Pralkomat stanął przy bazylice w Bydgoszczy. Jest przeznaczony głównie dla osób ubogich i bezdomnych, które mogą skorzystać z niego za darmo. Reszta świata musi zapłacić, ale część pieniędzy idzie na ogrzewalnię "U Miecia" :
Ten pralkomat jest dla tych ludzi, ubogich potrzebujących, którym na przykład odcięto prąd, albo odcięto wodę, albo nie stać ich na to, żeby wlaśnie wybrać sobie w domu i szukają takiego miejsca, gdzie mogą sobie wyprać po prostu ubrania, ciuchy. Dla tych najuboższych mamy karty abonamentowe, a dla wszystkich innych, którzy przychodzą, no to jest coś takiego, że mogą sobie wyprać w tym pralkomacie a 20% przychodów jest przeznaczone na funkcjonowanie ogrzewalni "U Miecia, która u nas się znajduje - tłumaczył w rozmowie z reporterką RMF MAXX Moniką Jendrzejewską ksiądz Sławomir Bar.
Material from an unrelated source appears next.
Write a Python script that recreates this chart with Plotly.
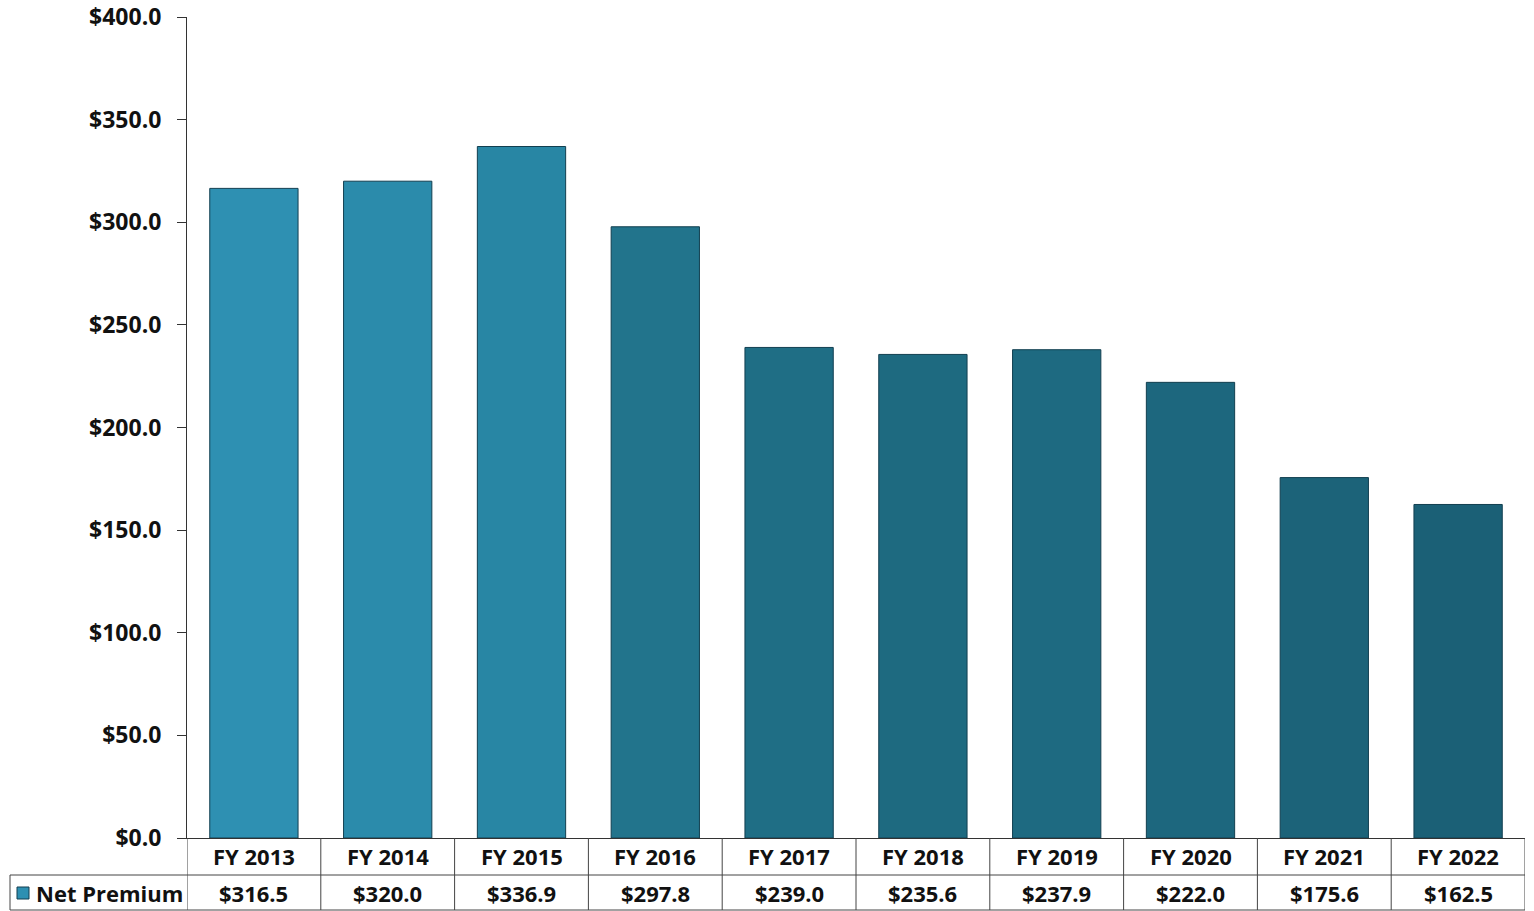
import plotly.graph_objects as go

# Net premium by fiscal year ($ millions)
years = ["FY 2013", "FY 2014", "FY 2015", "FY 2016", "FY 2017",
         "FY 2018", "FY 2019", "FY 2020", "FY 2021", "FY 2022"]
net_premium = [316.5, 320.0, 336.9, 297.8, 239.0, 235.6, 237.9, 222.0, 175.6, 162.5]
series_name = "Net Premium"

# Teal shading, lighter on the early bars
bar_colors = ["#2e90b2", "#2b8bab", "#2886a4", "#22748c", "#1f6e85",
              "#1e6a80", "#1e6a81", "#1d677e", "#1c6379", "#1b6076"]

FONT = "Open Sans"
TXT = "#111111"

# pixel geometry of the plot area (used to place the data table below it)
W, H = 1338, 821
row_mid = -37 / H
row_bot = -72 / H
left_edge = (10 - 187) / W

fig = go.Figure()
fig.add_trace(go.Bar(
    x=years, y=net_premium, name=series_name,
    marker=dict(color=bar_colors, line=dict(color="#123f50", width=1)),
    width=0.66, showlegend=False,
))

shapes = []
# vertical cell borders of the data table
for i in range(len(years) + 1):
    shapes.append(dict(type="line", xref="x", yref="paper",
                       x0=i - 0.5, x1=i - 0.5, y0=0, y1=row_bot,
                       line=dict(color="#444444", width=1)))
# horizontal borders
for yy in (row_mid, row_bot):
    shapes.append(dict(type="line", xref="paper", yref="paper",
                       x0=left_edge, x1=1, y0=yy, y1=yy,
                       line=dict(color="#444444", width=1)))
# left border of the series-name cell
shapes.append(dict(type="line", xref="paper", yref="paper",
                   x0=left_edge, x1=left_edge, y0=row_mid, y1=row_bot,
                   line=dict(color="#444444", width=1)))
# legend swatch
shapes.append(dict(type="rect", xref="paper", yref="paper",
                   x0=(17 - 187) / W, x1=(29 - 187) / W,
                   y0=(838 - 887) / H, y1=(838 - 899) / H,
                   fillcolor=bar_colors[0], line=dict(color="#123f50", width=1)))

annotations = []
for yr, v in zip(years, net_premium):
    annotations.append(dict(x=yr, xref="x", y=row_mid / 2, yref="paper",
                            text=yr, showarrow=False, xanchor="center", yanchor="middle",
                            font=dict(family=FONT, size=22, color=TXT, weight="bold")))
    annotations.append(dict(x=yr, xref="x", y=(row_mid + row_bot) / 2, yref="paper",
                            text=f"${v:.1f}", showarrow=False, xanchor="center", yanchor="middle",
                            font=dict(family=FONT, size=22, color=TXT, weight="bold")))
annotations.append(dict(x=(34 - 187) / W, xref="paper", y=(row_mid + row_bot) / 2, yref="paper",
                        text=series_name, showarrow=False, xanchor="left", yanchor="middle",
                        font=dict(family=FONT, size=22, color=TXT, weight="bold")))

fig.update_layout(
    width=1534, height=911,
    margin=dict(l=187, r=9, t=17, b=73, autoexpand=False),
    paper_bgcolor="white", plot_bgcolor="white",
    bargap=0.34,
    shapes=shapes, annotations=annotations,
    xaxis=dict(range=[-0.5, len(years) - 0.5], showticklabels=False, ticks="",
               showline=True, linecolor="#333333", linewidth=1, showgrid=False,
               zeroline=False, fixedrange=True, automargin=False),
    yaxis=dict(range=[0, 400], dtick=50, tickprefix="$", tickformat=".1f",
               ticks="outside", ticklen=9, tickcolor="#333333", tickwidth=1,
               showline=True, linecolor="#333333", linewidth=1, showgrid=False,
               zeroline=False, ticklabelstandoff=11, automargin=False,
               tickfont=dict(family=FONT, size=23, color=TXT, weight="bold")),
)

fig.write_html("out.html", config={"displayModeBar": False})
Pralkomat stoi przed bazyliką, po pierwsze, żeby go zareklamować, że coś takiego jest, żeby ludzie się do niego też przyzwyczaili. Po drugie, chcemy go przenieść do baru mlecznego po to, żeby on nie stał na zewnątrz, bo nie o to nam chodzi. Nam bardziej chodzi o to, żeby po prostu przykuć uwagę i pokazać możliwość tego, że mogę wyprać rzeczy, swoje ciuchy. A po trzecie będzie w tym barze mlecznym coś dla tych ludzi najbardziej potrzebujących. Przyjdą sobie, wybiorą, posiedzą, poczytają książkę - dodaje ksiądz.
Pralkomat to jedno z 4 takich urządzeń w mieście, których dystrybucją zajmuje się start-up z Bydgoszczy. Pozostałe, typowo komercyjne można znaleźć na niektórych stacjach paliw i w centrach handlowych.